Here are some statements about the circuit.

a) There is no zero volt ground in this circuit, so we won't talk about it.

b) You are told that the bottom of the 1k resistor is at -8V. Don't argue with that, because it says so.

c) You are told that the voltage at the top of the diode is +12V. Again, no point arguing, because it's written right there, black on white.

d) You know that a diode which is conducting will have 0.7V across it. What your professor failed to explain is what that actually means - here it comes:
One end of that diode (the anode end) is 0.7V higher in voltage than the bottom.

e) In other words, the bottom end of your diode is 0.7V lower in voltage than the top. We don't care where 0V is. We don't need to know. We know that the bottom of the diode is 0.7V lower than the top. What's the top voltage? 12V. What's the voltage Vo at the bottom of the diode? 0.7V lower, = 11.3V.

f) If the top of the diode was 2850V, the the bottom of the diode (Vo) would still be 0.7V less, at 2849.3V

g) If the negative supply at the bottom of the resistor was negative 8 gazillion volts, we still know that the diode's cathode (Vo) is 0.7V lower in voltage than it's anode. Whatever the anode voltage is, subtract 0.7V and you have the cathode voltage.

h) How much higher is the top of the resistor (Vo) than its bottom end? Vo is 11.3V, we worked that out already. The bottom of the resistor is -8V because it says so on the diagram. We can say then that the top end of the resistor is 11.3 - (-8) = 19.3V higher than the bottom.

i) What we mean when we say there is 19.3V across the resistor is this: One end of the resistor is 19.3V different from the other end. This is what a voltmeter will read if you connect it across the resistor. A voltmeter doesn't tell you what the voltage is at some point is - it tells you what the voltage difference is between two points in a circuit.
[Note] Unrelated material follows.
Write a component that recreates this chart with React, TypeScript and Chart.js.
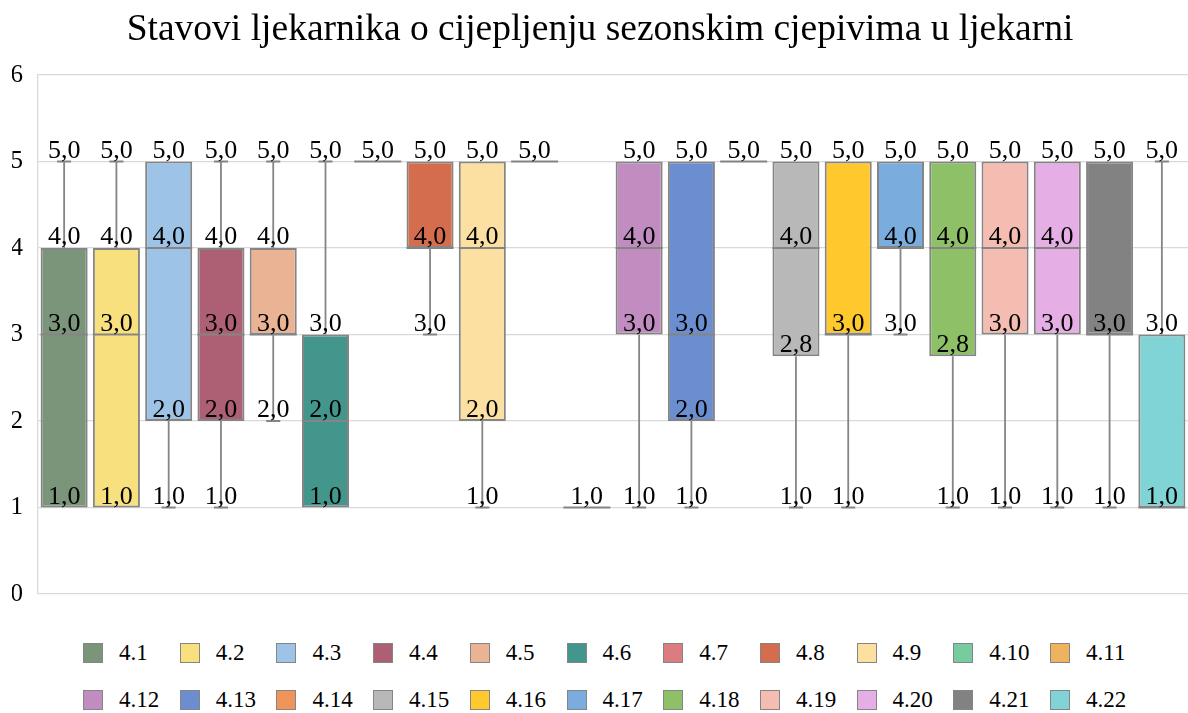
import React, { useEffect, useRef } from "react";
import { Chart, registerables } from "chart.js";

Chart.register(...registerables);

const TITLE = "Stavovi ljekarnika o cijepljenju sezonskim cjepivima u ljekarni";
const categories = ["4.1","4.2","4.3","4.4","4.5","4.6","4.7","4.8","4.9","4.10","4.11","4.12","4.13","4.14","4.15","4.16","4.17","4.18","4.19","4.20","4.21","4.22"];
const mins =    [1, 1, 1, 1, 2, 1, 5, 3, 1, 5, 1, 1, 1, 5, 1,    1, 3, 1,    1, 1, 1, 1];
const q1s =     [1, 1, 2, 2, 3, 1, 5, 4, 2, 5, 1, 3, 2, 5, 2.75, 3, 4, 2.75, 3, 3, 3, 1];
const medians = [3, 3, 4, 3, 3, 2, 5, 4, 4, 5, 1, 4, 3, 5, 4,    3, 4, 4,    4, 4, 3, 1];
const q3s =     [4, 4, 5, 4, 4, 3, 5, 5, 5, 5, 1, 5, 5, 5, 5,    5, 5, 5,    5, 5, 5, 3];
const maxs =    [5, 5, 5, 5, 5, 5, 5, 5, 5, 5, 1, 5, 5, 5, 5,    5, 5, 5,    5, 5, 5, 5];
const colors = [
  "#7B957B", "#F8E07E", "#9DC3E6", "#AD5F74", "#EAB394", "#43968B",
  "#DB7C80", "#D46C4E", "#FBE0A2", "#78CB9F", "#EDB35F",
  "#C18DC0", "#6A8ECF", "#F0955A", "#B8B8B8", "#FFC92E", "#7AACDD",
  "#8DC067", "#F5BDB1", "#E5AEE5", "#828282", "#80D4D6",
];
const yTicks = [0, 1, 2, 3, 4, 5, 6];

const FONT = "'Liberation Serif', 'Times New Roman', serif";
const LINE = "#858585";

const fmt = (v: number) => v.toFixed(1).replace(".", ",");

const boxPlugin = {
  id: "boxExtras",
  afterDatasetsDraw(chart: any) {
    const ctx = chart.ctx;
    const y = chart.scales.y;
    ctx.save();
    categories.forEach((_, i) => {
      const meta = chart.getDatasetMeta(i);
      const el = meta.data[i];
      if (!el) return;
      const x = el.x;
      const w = el.width;
      ctx.strokeStyle = LINE;
      ctx.lineWidth = 1.8;
      ctx.beginPath();
      if (maxs[i] > q3s[i]) {
        ctx.moveTo(x, y.getPixelForValue(q3s[i]));
        ctx.lineTo(x, y.getPixelForValue(maxs[i]));
        ctx.moveTo(x - 7, y.getPixelForValue(maxs[i]));
        ctx.lineTo(x + 7, y.getPixelForValue(maxs[i]));
      }
      if (mins[i] < q1s[i]) {
        ctx.moveTo(x, y.getPixelForValue(q1s[i]));
        ctx.lineTo(x, y.getPixelForValue(mins[i]));
        ctx.moveTo(x - 7, y.getPixelForValue(mins[i]));
        ctx.lineTo(x + 7, y.getPixelForValue(mins[i]));
      }
      const ym = y.getPixelForValue(medians[i]);
      ctx.moveTo(x - w / 2, ym);
      ctx.lineTo(x + w / 2, ym);
      ctx.stroke();

      ctx.fillStyle = "#000";
      ctx.font = `26px ${FONT}`;
      ctx.textAlign = "center";
      ctx.textBaseline = "alphabetic";
      const vals = Array.from(new Set([maxs[i], q3s[i], medians[i], q1s[i], mins[i]]));
      vals.forEach((v) => {
        ctx.fillText(fmt(v), x, y.getPixelForValue(v) - 4);
      });
    });
    ctx.restore();
  },
};

export default function App() {
  const ref = useRef<HTMLCanvasElement | null>(null);
  useEffect(() => {
    if (!ref.current) return;
    const datasets = categories.map((c, i) => ({
      label: c,
      data: categories.map((_, j) => (j === i ? [q1s[i], q3s[i]] : null)),
      backgroundColor: colors[i],
      borderColor: LINE,
      borderWidth: 2,
      borderSkipped: false,
      grouped: false,
      barPercentage: 0.9,
      categoryPercentage: 1,
    }));
    const chart = new Chart(ref.current, {
      type: "bar",
      data: { labels: categories, datasets: datasets as any },
      options: {
        responsive: false,
        animation: false,
        layout: { padding: { left: 12, right: 0, top: 0, bottom: 7 } },
        plugins: {
          legend: { display: false },
          tooltip: { enabled: false },
          title: {
            display: true,
            text: TITLE,
            color: "#000",
            font: { family: FONT, size: 37.5, weight: "normal", lineHeight: 1.2 },
            padding: { top: 8, bottom: 22 },
          },
        },
        scales: {
          x: { display: false },
          y: {
            min: 0,
            max: 6,
            afterBuildTicks: (axis: any) => {
              axis.ticks = yTicks.map((v) => ({ value: v }));
            },
            afterFit: (axis: any) => {
              axis.width = 26;
            },
            ticks: {
              color: "#000",
              font: { family: FONT, size: 25 },
              padding: 15,
            },
            grid: { color: "#d9d9d9", lineWidth: 1.3, drawTicks: false },
            border: { color: "#d9d9d9", width: 1.3 },
          },
        },
      },
      plugins: [boxPlugin],
    });
    return () => chart.destroy();
  }, []);

  return (
    <div style={{ position: "absolute", left: 0, top: 0, width: 1188, height: 713, background: "#fff" }}>
      <canvas ref={ref} width={1188} height={624} style={{ display: "block", width: 1188, height: 624 }} />
      {categories.map((c, i) => {
        const col = i % 11;
        const row = Math.floor(i / 11);
        const left = 83 + col * 96.7;
        const cy = row === 0 ? 653 : 700;
        return (
          <div key={c} style={{ position: "absolute", left, top: cy - 13, height: 26, display: "flex", alignItems: "center", fontFamily: FONT, fontSize: 23, color: "#000", whiteSpace: "nowrap" }}>
            <span style={{ display: "inline-block", width: 18, height: 18, background: colors[i], border: `1.5px solid ${LINE}`, boxSizing: "content-box" }} />
            <span style={{ marginLeft: 16 }}>{c}</span>
          </div>
        );
      })}
    </div>
  );
}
j) If we shifted all the voltages up by 1000V: Voltage at the top is 1012V. Voltage at the bottom is 992V. There would STILL be 0.7V across the diode, and there would STILL be 19.3V across the resistor. But because we know there is 0.7V across the diode, Vo would now be 1012 - 0.7 = 1011.3V. Yes, Vo shifted up by 100V too.

k) This illustrates very nicely the distinction between the phrase "the voltage AT point X is blah" and the phrase "the voltage ACROSS component Y is blah".